The northern coast of Madeira is home to some spectacular scenery, so we set off early to start exploring the area – starting with a cliff-top walk.
I was doing a great job navigating us to the trailhead parking area, until I accidentally took a right too early which led us onto what might’ve been the steepest road in the world. It literally felt like we were being cranked up the side of a vertical rollercoaster. There was nowhere to turn around and Craig didn’t want to slow down unless it was a guaranteed place to turn otherwise he’d lose his momentum, so we were driving as fast as our little car could take us, en route to the space station.
We did eventually find a spot to do a three-point turn and make our way back down to earth, before beginning the hike with a pair of soiled pants.

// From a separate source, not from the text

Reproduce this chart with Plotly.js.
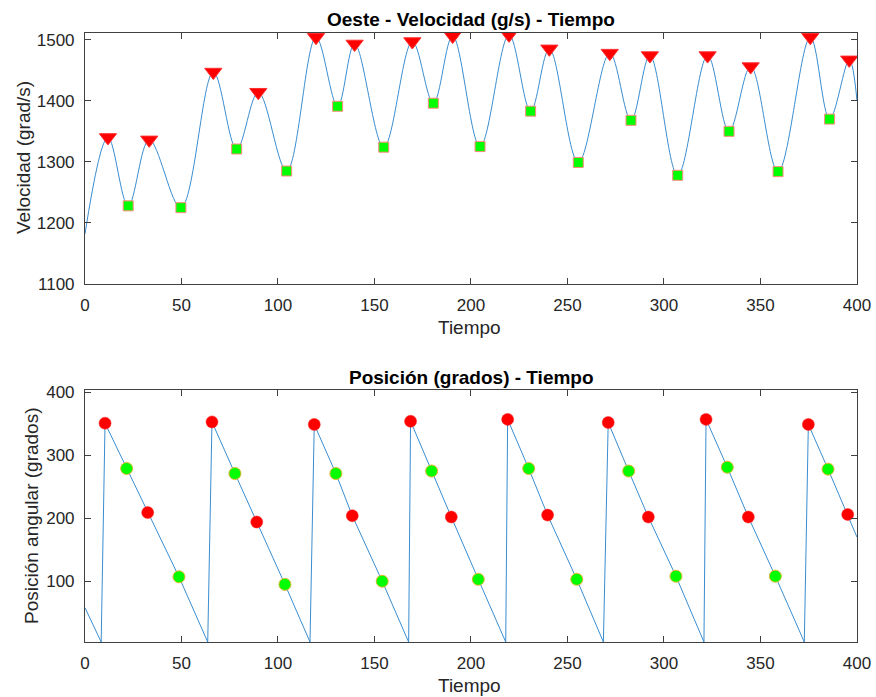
<!DOCTYPE html>
<html><head><meta charset="utf-8">
<script src="https://cdn.plot.ly/plotly-3.0.1.min.js"></script>
<style>html,body{margin:0;padding:0;background:#fff}#c{width:876px;height:697px}</style>
</head><body><div id="c"></div><script>
// ---- Top chart: velocity ----
const velT = [0, 11.9, 22.4, 33.3, 49.7, 66.5, 78.6, 89.8, 104.5, 119.7, 130.9, 139.7, 154.8, 169.6, 180.5, 190.5, 204.7, 219.7, 230.9, 240.6, 255.6, 271.9, 282.9, 292.7, 307.1, 322.6, 333.7, 344.9, 359.1, 375.8, 385.8, 396, 400];
const velV = [1182, 1340, 1228, 1336, 1225, 1447, 1321, 1414, 1285, 1504, 1391, 1493, 1324, 1497, 1396, 1506, 1325, 1508, 1383, 1485, 1299, 1478, 1368, 1474, 1278, 1474, 1350, 1456, 1284, 1504, 1370, 1467, 1400];
const maxT = [11.9, 33.3, 66.5, 89.8, 119.7, 139.7, 169.6, 190.5, 219.7, 240.6, 271.9, 292.7, 322.6, 344.9, 375.8, 396];
const maxV = [1340, 1336, 1447, 1414, 1504, 1493, 1497, 1506, 1508, 1485, 1478, 1474, 1474, 1456, 1504, 1467];
const minT = [22.4, 49.7, 78.6, 104.5, 130.9, 154.8, 180.5, 204.7, 230.9, 255.6, 282.9, 307.1, 333.7, 359.1, 385.8];
const minV = [1228, 1225, 1321, 1285, 1391, 1324, 1396, 1325, 1383, 1299, 1368, 1278, 1350, 1284, 1370];

// ---- Bottom chart: angular position ----
const posT = [0, 8.4, 10.4, 21.6, 32.5, 48.7, 63.6, 65.8, 77.7, 89, 103.6, 116.6, 118.8, 130, 138.5, 154, 167.7, 168.7, 179.6, 189.8, 203.8, 218, 219, 229.9, 239.7, 254.8, 268.6, 271.1, 281.7, 291.9, 306.2, 320.7, 321.8, 332.8, 343.7, 357.7, 372.7, 374.8, 385, 395.2, 400];
const posV = [58, 3.5, 351, 279, 209, 107, 3.5, 353, 271, 194, 95, 3.5, 349, 271, 204, 100, 3.5, 354, 275, 202, 103, 3.5, 357, 279, 205, 103, 3.5, 352, 275, 202, 108, 3.5, 357, 281, 202, 108, 3.5, 349, 278, 206, 170];
const redT = [10.4, 32.5, 65.8, 89, 118.8, 138.5, 168.7, 189.8, 219, 239.7, 271.1, 291.9, 321.8, 343.7, 374.8, 395.2];
const redV = [351, 209, 353, 194, 349, 204, 354, 202, 357, 205, 352, 202, 357, 202, 349, 206];
const greenT = [21.6, 48.7, 77.7, 103.6, 130, 154, 179.6, 203.8, 229.9, 254.8, 281.7, 306.2, 332.8, 357.7, 385];
const greenV = [279, 107, 271, 95, 271, 100, 275, 103, 279, 103, 275, 108, 281, 108, 278];

const xTicks = [0, 50, 100, 150, 200, 250, 300, 350, 400];
const yTicksTop = [1100, 1200, 1300, 1400, 1500];
const yTicksBot = [100, 200, 300, 400];

const FONT = 'Liberation Sans, Arial, Helvetica, sans-serif';
const lineCol = '#3a8dd0';

const traces = [
  {x: velT, y: velV, xaxis: 'x', yaxis: 'y', mode: 'lines', line: {color: lineCol, width: 1, shape: 'spline', smoothing: 1}, hoverinfo: 'skip'},
  {x: maxT, y: maxV, xaxis: 'x', yaxis: 'y', mode: 'markers', marker: {symbol: 'triangle-down', size: 15, color: '#ff0000', line: {color: '#ff3030', width: 1}}},
  {x: minT, y: minV, xaxis: 'x', yaxis: 'y', mode: 'markers', marker: {symbol: 'square', size: 10, color: '#00ff00', line: {color: '#ff8a80', width: 1}}},
  {x: posT, y: posV, xaxis: 'x2', yaxis: 'y2', mode: 'lines', line: {color: lineCol, width: 1}, hoverinfo: 'skip'},
  {x: redT, y: redV, xaxis: 'x2', yaxis: 'y2', mode: 'markers', marker: {symbol: 'circle', size: 12, color: '#ff0000', line: {color: '#ff2020', width: 0.5}}},
  {x: greenT, y: greenV, xaxis: 'x2', yaxis: 'y2', mode: 'markers', marker: {symbol: 'circle', size: 12, color: '#00ff00', line: {color: '#e0b830', width: 1}}}
];

function axisBase(extra) {
  return Object.assign({
    showline: true, linecolor: '#404040', linewidth: 1, mirror: 'ticks',
    ticks: 'inside', ticklen: 6, tickwidth: 1, tickcolor: '#404040',
    showgrid: false, zeroline: false,
    tickfont: {family: FONT, size: 17, color: '#262626'}
  }, extra);
}

const layout = {
  width: 876, height: 697,
  margin: {l: 0, r: 0, t: 0, b: 0},
  paper_bgcolor: '#fff', plot_bgcolor: '#fff',
  showlegend: false,
  xaxis: axisBase({domain: [0.0970, 0.9783], range: [0, 400], tickvals: xTicks, anchor: 'y', ticklabelstandoff: 6}),
  yaxis: axisBase({domain: [0.5925, 0.9527], range: [1100, 1511], tickvals: yTicksTop, anchor: 'x', ticklabelstandoff: 6}),
  xaxis2: axisBase({domain: [0.0970, 0.9783], range: [0, 400], tickvals: xTicks, anchor: 'y2', ticklabelstandoff: 6}),
  yaxis2: axisBase({domain: [0.0789, 0.4405], range: [3.5, 403.7], tickvals: yTicksBot, anchor: 'x2', ticklabelstandoff: 6}),
  annotations: [
    {text: '<b>Oeste - Velocidad (g/s) - Tiempo</b>', x: 0.5377, y: 0.9727, xref: 'paper', yref: 'paper', showarrow: false, xanchor: 'center', yanchor: 'middle', font: {family: FONT, size: 19, color: '#000'}},
    {text: 'Tiempo', x: 0.5365, y: 0.5308, xref: 'paper', yref: 'paper', showarrow: false, xanchor: 'center', yanchor: 'middle', font: {family: FONT, size: 19, color: '#262626'}},
    {text: 'Velocidad (grad/s)', x: 0.02626, y: 0.7733, xref: 'paper', yref: 'paper', showarrow: false, xanchor: 'center', yanchor: 'middle', textangle: -90, font: {family: FONT, size: 19, color: '#262626'}},
    {text: '<b>Posición (grados) - Tiempo</b>', x: 0.5377, y: 0.459, xref: 'paper', yref: 'paper', showarrow: false, xanchor: 'center', yanchor: 'middle', font: {family: FONT, size: 19, color: '#000'}},
    {text: 'Tiempo', x: 0.5365, y: 0.0158, xref: 'paper', yref: 'paper', showarrow: false, xanchor: 'center', yanchor: 'middle', font: {family: FONT, size: 19, color: '#262626'}},
    {text: 'Posición angular (grados)', x: 0.03653, y: 0.2597, xref: 'paper', yref: 'paper', showarrow: false, xanchor: 'center', yanchor: 'middle', textangle: -90, font: {family: FONT, size: 19, color: '#262626'}}
  ]
};

Plotly.newPlot('c', traces, layout, {displayModeBar: false, staticPlot: true});
</script></body></html>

The coastal trail was carved into the cliffs, which often plummeted to our left, down to foliage and eventually the choppy sea. It was a lovely, peaceful walk, but the weather wasn’t ideal as it was very overcast. I opted for an out-and-back route, which offered the best views and almost no elevation gain.
When we reached our turnaround point we stopped on a rocky outcrop for a snack and drink where we were battered by strong winds. We watched as rain-clouds swooped above the blue sea in a misty haze. Then there was the quick realisation that the clouds were edging towards us, until we were standing right beneath them, rain tinkling against our jackets. We took that as our sign to walk back, and of course, the moment we reached our car the sun popped out.
Driving back down the road almost ended in disaster as a hiker decided to run across the road ahead of us, slipping as she stepped over the gutter and almost falling in front of our car! Thankfully she regained her balance, but boy did it have our hearts pounding. Driving in Maderia isn’t for the faint-hearted.
We stopped at a few coastal viewpoints en route to Santana, to photograph the traditional Madeiran homes. They were like A-frame wooden cabins, painted white and red, and featuring thatched roofs. Most of them had souvenir shops inside, but one was set up like a little museum, demonstrating how they used to live, with a cosy bedroom at the back and a living room and kitchen at the front.
To continue our coastal explorations, we embarked on the P8 trail. It’s probably one of the island’s most popular hikes, navigating a rugged peninsula that juts into the sea. It was a really fun hike with beautiful views of lush, grassy, slopes plummeting down to red cliffs. The blue sea sloshed below us, with rocky islands rising from the water.
The only downside to the hike was the trail condition, which was in an appalling state and in desperate need of maintenance. We had to trudge through thick, clay-like, mud which stuck to our shoes and felt like we were wearing metal boots.
After the hike, we had a thirty-minute drive back to our accommodation. The sun began to set ahead of us, just as some small rain clouds drifted through, resulting in intense yellow clouds. I desperately wanted to pull over somewhere to enjoy the view but we ended up in a village, blocked by houses and lost in a maze of narrow lanes.
As we veered around a bend, we got sight of an intense rainbow arching through the fiery sky. It was so beautiful, but alas, I was only able to capture it through the windscreen of our car. We did eventually make it down to the coast where we saw a few peachy clouds and the rainbow rising above a church – but we will need to step up our sunset game in Madeira from now on.